City leaders mock state legislature

In case you missed it, the State legislature passed a new law  last year changing the requirement for the management of Municipal Service Districts also known as MSD or BID (Business Improvement District).

For months now, I have been asking the City of Greensboro for criteria and process for the upcoming RFP (Request for Proposal), as I (and others)  intend to submit a proposal for the management and further evolution of Downtown Greensboro.  For months, the city has ignored my requests!

Considering DGI's recent achievements and its current unimaginative management, it should not be too difficult to dethrone ...unless, of course the game is rigged... Selfie Anyone?

According to the UNC school of Government, the first step was for the city to solicit input from residents and property owners.
The city's version of soliciting input from residents was achieved through:
- A lame/one sided survey, and, 
- 2 "drop-in" meetings; a well known way to manipulate data since no one can question a conversation held without an audience or a survey tabulated without transparency. 
I contend that a town hall style meeting would have been more appropriate, more transparent and certainly more democratic.

The second requirement is for the city to solicit proposals from potential far, and only three months before DGI' contract expires at the end of June 2016... nothing has been done! No RFP was sent out and better yet, the city is silent on criteria and process. 
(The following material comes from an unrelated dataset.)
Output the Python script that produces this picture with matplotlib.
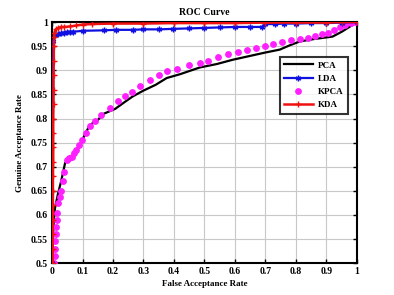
import matplotlib
matplotlib.use("Agg")
import matplotlib.pyplot as plt
from matplotlib.ticker import FuncFormatter

# ---- data ----
pca_x = [0, 0.003, 0.006, 0.01, 0.015, 0.02, 0.03, 0.043, 0.05, 0.06, 0.08, 0.097, 0.11, 0.125,
         0.15, 0.17, 0.207, 0.24, 0.265, 0.3, 0.34, 0.376, 0.42, 0.485, 0.54, 0.593, 0.65,
         0.7, 0.747, 0.78, 0.813, 0.86, 0.92, 0.95, 1.0]
pca_y = [0.5, 0.55, 0.59, 0.615, 0.63, 0.645, 0.67, 0.708, 0.712, 0.718, 0.73, 0.752, 0.77, 0.787,
         0.797, 0.81, 0.82, 0.835, 0.846, 0.858, 0.87, 0.884, 0.892, 0.906, 0.913, 0.922, 0.93,
         0.937, 0.943, 0.952, 0.96, 0.965, 0.97, 0.98, 1.0]

kpca_x = [0.008, 0.009, 0.01, 0.011, 0.012, 0.013, 0.015, 0.016, 0.02, 0.025, 0.03, 0.035,
          0.04, 0.048, 0.056, 0.064, 0.072, 0.08, 0.088, 0.097, 0.11, 0.125, 0.14, 0.16, 0.19,
          0.215, 0.24, 0.261, 0.29, 0.32, 0.35, 0.376, 0.41, 0.45, 0.485, 0.51, 0.545, 0.578,
          0.61, 0.638, 0.668, 0.698, 0.725, 0.753, 0.783, 0.813, 0.84, 0.862, 0.885, 0.905,
          0.925, 0.944, 0.962, 0.98, 0.995]
kpca_y = [0.5, 0.515, 0.53, 0.545, 0.56, 0.575, 0.59, 0.605, 0.624, 0.637, 0.65, 0.67,
          0.69, 0.714, 0.718, 0.721, 0.728, 0.735, 0.745, 0.755, 0.77, 0.785, 0.795, 0.808, 0.822,
          0.836, 0.846, 0.856, 0.868, 0.88, 0.89, 0.899, 0.903, 0.912, 0.916, 0.919, 0.927, 0.934,
          0.938, 0.942, 0.946, 0.95, 0.954, 0.958, 0.962, 0.965, 0.968, 0.971, 0.975, 0.978,
          0.983, 0.989, 0.994, 0.999, 1.0]

lda_x = [0, 0.004, 0.01, 0.02, 0.03, 0.04, 0.05, 0.06, 0.07, 0.1, 0.17, 0.21, 0.265, 0.3,
         0.35, 0.397, 0.45, 0.5, 0.55, 0.6, 0.65, 0.69, 0.7, 0.73, 0.76, 0.8, 0.85, 0.9, 0.95, 1.0]
lda_y = [0.5, 0.96, 0.974, 0.976, 0.977, 0.978, 0.979, 0.979, 0.98, 0.982, 0.983, 0.984, 0.984, 0.985,
         0.985, 0.986, 0.987, 0.988, 0.989, 0.99, 0.99, 0.99, 0.996, 0.996, 0.997, 0.997, 0.998, 0.998, 0.999, 1.0]

kda_x = [0.002, 0.002, 0.002, 0.003, 0.003, 0.003, 0.003, 0.004, 0.004, 0.004, 0.004, 0.005,
         0.005, 0.005, 0.006, 0.006, 0.007, 0.008, 0.012, 0.02, 0.03, 0.04, 0.06, 0.08, 0.1,
         0.13, 0.2, 0.3, 0.4, 0.5, 0.6, 0.7, 0.8, 0.9, 0.95, 1.0]
kda_y = [0.5, 0.53, 0.56, 0.59, 0.62, 0.65, 0.68, 0.71, 0.74, 0.77, 0.8, 0.83,
         0.86, 0.89, 0.92, 0.95, 0.97, 0.978, 0.985, 0.988, 0.99, 0.99, 0.991, 0.993, 0.995,
         0.996, 0.997, 0.997, 0.998, 0.998, 0.998, 0.999, 0.999, 0.999, 1.0, 1.0]

x_ticks = [0, 0.1, 0.2, 0.3, 0.4, 0.5, 0.6, 0.7, 0.8, 0.9, 1]
y_ticks = [0.5, 0.55, 0.6, 0.65, 0.7, 0.75, 0.8, 0.85, 0.9, 0.95, 1]

# ---- plot ----
plt.rcParams['font.family'] = ['Liberation Serif', 'DejaVu Serif']
plt.rcParams['font.weight'] = 'bold'

fig = plt.figure(figsize=(3.94, 2.95), dpi=100)
ax = fig.add_axes([0.132, 0.108, 0.774, 0.817])

ax.plot(pca_x, pca_y, color='black', lw=1.6, label='PCA', zorder=3)
ax.plot(lda_x, lda_y, color='#1010e0', lw=1.6, marker=(6, 2, 0), ms=4, mew=1.0, label='LDA', zorder=4)
ax.plot(kpca_x, kpca_y, color='#ff20ff', lw=0, marker='o', ms=3.9, mec='#ff20ff', label='KPCA', zorder=3)
ax.plot(kda_x, kda_y, color='#f01010', lw=1.8, marker='+', ms=5, mew=1.0, label='KDA', zorder=5)

ax.set_xlim(0, 1)
ax.set_ylim(0.5, 1)
ax.set_xticks(x_ticks)
ax.set_yticks(y_ticks)
ax.xaxis.set_major_formatter(FuncFormatter(lambda v, p: '%g' % v))
ax.yaxis.set_major_formatter(FuncFormatter(lambda v, p: '%g' % v))
ax.tick_params(direction='in', length=3, width=1, labelsize=7, top=True, right=True, pad=3)
for lab in ax.get_xticklabels() + ax.get_yticklabels():
    lab.set_fontweight('bold')
ax.grid(True, color='#c8c8c8', lw=0.8)
ax.set_axisbelow(True)
for s in ax.spines.values():
    s.set_linewidth(1.5)

ax.set_title('ROC Curve', fontsize=7, fontweight='bold', pad=5)
ax.set_xlabel('False Acceptance Rate', fontsize=6.5, fontweight='bold', labelpad=3)
ax.set_ylabel('Genuine Acceptance Rate', fontsize=6.5, fontweight='bold', labelpad=5)

leg = ax.legend(loc='upper right', bbox_to_anchor=(0.987, 0.875), fontsize=6.5, frameon=True,
                fancybox=False, edgecolor='black', handlelength=3.2, borderpad=0.5,
                labelspacing=0.55, handletextpad=0.6)
leg.get_frame().set_linewidth(1.5)
for t in leg.get_texts():
    t.set_fontweight('bold')

fig.savefig('out.png', dpi=100)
According to the UNC school of government, here is the process that needs to take place;

"The following sets out the basic process a unit should follow in creating and implementing the bid process (thanks to Norma for this framework!):
  1. Identify criteria for selecting a private entity to perform the needed services in the downtown or urban area MSD. The unit’s governing board is free to select whatever criteria it deems appropriate given the particular needs of the MSD. The unit likely should identify the criteria after obtaining input from residents and property owners about the needs of the district.
  2. Publicize that unit is soliciting proposals from private entities to perform the specified services in the downtown or urban area MSD. The announcement or advertisement should specify the criteria that the unit will use to select the winning bid. (Formal bid advertising is not specifically required, but inherent in a bid process is some form of public notice that the unit is seeking proposals.) The unit likely will want to set a deadline for receiving proposals.
  3. Evaluate the proposals received. The proposals must be judged based on the criteria established in Step 1 and publicized in Step 2.
  4. Select the private entity whose proposal “is best suited to achieve the needs of the service district.” This is a very broad standard of award. The unit may take into consideration cost, but it is not required to make its contract award decision on that basis. Instead, the unit must determine which entity satisfies the criteria specified in Step 1 and is best suited to meet the needs of the district.
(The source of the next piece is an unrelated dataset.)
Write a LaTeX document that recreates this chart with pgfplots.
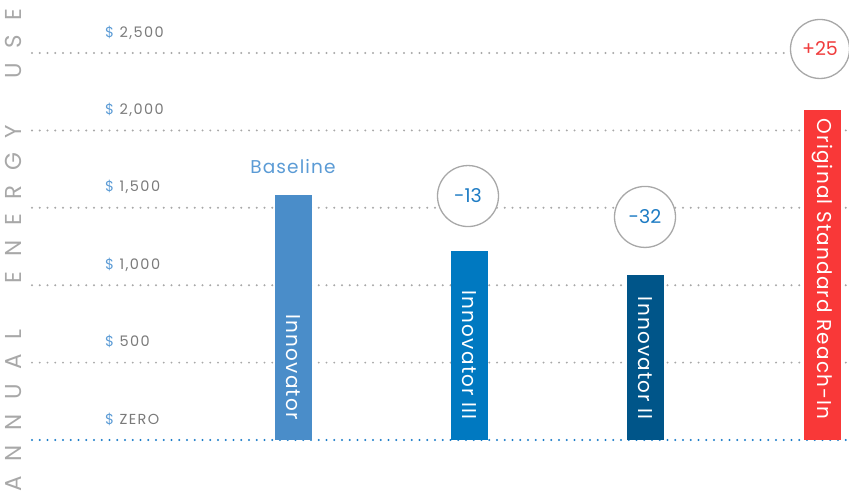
\documentclass[border=0pt]{standalone}
\usepackage{pgfplots}
\pgfplotsset{compat=1.18}
\usepackage{fontspec}
\setmainfont{Poppins}
\newfontfamily\spaced[LetterSpace=64,WordSpace=2.2]{Poppins}
\newfontfamily\tickfont[LetterSpace=10]{Poppins}
\newfontfamily\lblfont[LetterSpace=6]{Poppins}

\definecolor{barA}{HTML}{4A8DC9}
\definecolor{barB}{HTML}{0079C1}
\definecolor{barC}{HTML}{005589}
\definecolor{barD}{HTML}{F93838}
\definecolor{dollarblue}{HTML}{5B9BD5}
\definecolor{ticktext}{HTML}{7A7A7A}
\definecolor{gridgray}{HTML}{A8A8A8}
\definecolor{zeroblue}{HTML}{1A7CC8}
\definecolor{numblue}{HTML}{1E7CC4}
\definecolor{numred}{HTML}{F03C3C}

\begin{document}
\begin{tikzpicture}
\begin{axis}[
    width=849pt, height=502pt,
    scale only axis,
    xmin=0, xmax=849,
    ymin=-400.5, ymax=2842.4,
    axis line style={draw=none},
    tick style={draw=none},
    xtick=\empty,
    ytick={0,500,1000,1500,2000,2500},
    yticklabels={
        {\textcolor{dollarblue}{\$} ZERO},
        {\textcolor{dollarblue}{\$} 500},
        {\textcolor{dollarblue}{\$} 1,000},
        {\textcolor{dollarblue}{\$} 1,500},
        {\textcolor{dollarblue}{\$} 2,000},
        {\textcolor{dollarblue}{\$} 2,500}},
    yticklabel style={anchor=base west, xshift=105pt, yshift=16pt,
        font=\tickfont\fontsize{14.5}{14.5}\selectfont, text=ticktext, inner sep=0pt},
    clip=false,
    ybar, bar width=37, bar shift=0pt,
]
% gridlines
\foreach \v in {500,1000,1500,2000,2500}{
    \edef\tmp{\noexpand\draw[gridgray, line width=2.2pt, line cap=round,
        dash pattern=on 0pt off 7.75pt] (axis cs:32,\v) -- (axis cs:849,\v);}
    \tmp
}
\draw[zeroblue, line width=2.4pt, line cap=round,
    dash pattern=on 0pt off 7.75pt] (axis cs:32,0) -- (axis cs:849,0);

\addplot[fill=barA, draw=none] coordinates {(293.5,1583)};
\addplot[fill=barB, draw=none] coordinates {(469.5,1221)};
\addplot[fill=barC, draw=none] coordinates {(645.5,1066)};
\addplot[fill=barD, draw=none] coordinates {(822.5,2132)};

% bar labels
\node[rotate=-90, anchor=east, text=white, font=\lblfont\fontsize{20}{20}\selectfont, inner sep=0pt]
    at (axis cs:293.5,130) {Innovator};
\node[rotate=-90, anchor=east, text=white, font=\lblfont\fontsize{20}{20}\selectfont, inner sep=0pt]
    at (axis cs:469.5,130) {Innovator III};
\node[rotate=-90, anchor=east, text=white, font=\lblfont\fontsize{20}{20}\selectfont, inner sep=0pt]
    at (axis cs:645.5,130) {Innovator II};
\node[rotate=-90, anchor=east, text=white, font=\lblfont\fontsize{20}{20}\selectfont, inner sep=0pt]
    at (axis cs:822.5,130) {Original Standard Reach-In};

% annotations
\node[text=dollarblue, font=\lblfont\fontsize{18.5}{18.5}\selectfont] at (axis cs:293,1764) {Baseline};
\node[circle, draw=gridgray, fill=white, line width=1.3pt, minimum size=61pt, inner sep=0pt,
    text=numblue, font=\fontsize{19}{19}\selectfont] at (axis cs:468,1576) {-13};
\node[circle, draw=gridgray, fill=white, line width=1.3pt, minimum size=61pt, inner sep=0pt,
    text=numblue, font=\fontsize{19}{19}\selectfont] at (axis cs:645,1441) {-32};
\node[circle, draw=gridgray, fill=white, line width=1.3pt, minimum size=59pt, inner sep=0pt,
    text=numred, font=\fontsize{19}{19}\selectfont] at (axis cs:820,2526) {+25};

% vertical title
\node[rotate=90, text=gridgray, font=\spaced\fontsize{23}{23}\selectfont, inner sep=0pt]
    at (axis cs:13,1227) {ANNUAL ENERGY USE};
\end{axis}
\pgfresetboundingbox
\path[use as bounding box] (current axis.south west) rectangle (current axis.north east);
\end{tikzpicture}
\end{document}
I certainly do not believe in the current leadership's willingness to make this a fair fight for all as I witnessed first hand the disgusting and deceptive back door manipulations used to anoint unimaginative drunkass Matheny. 

I also am troubled by the simple fact that such irresponsible behavior is contrary to the greater good of Downtown Greensboro as we are being viewed as wannabes with more money than sense, or taste, or perspectives, or points of reference! 

Thanks to Senator Wade, the fight is not over...

Section 15.16B of S.L. 2015-241 also directs the Legislative Research Commission to study the “feasibility of authorizing property owners within a municipal service district to petition for removal” from the district.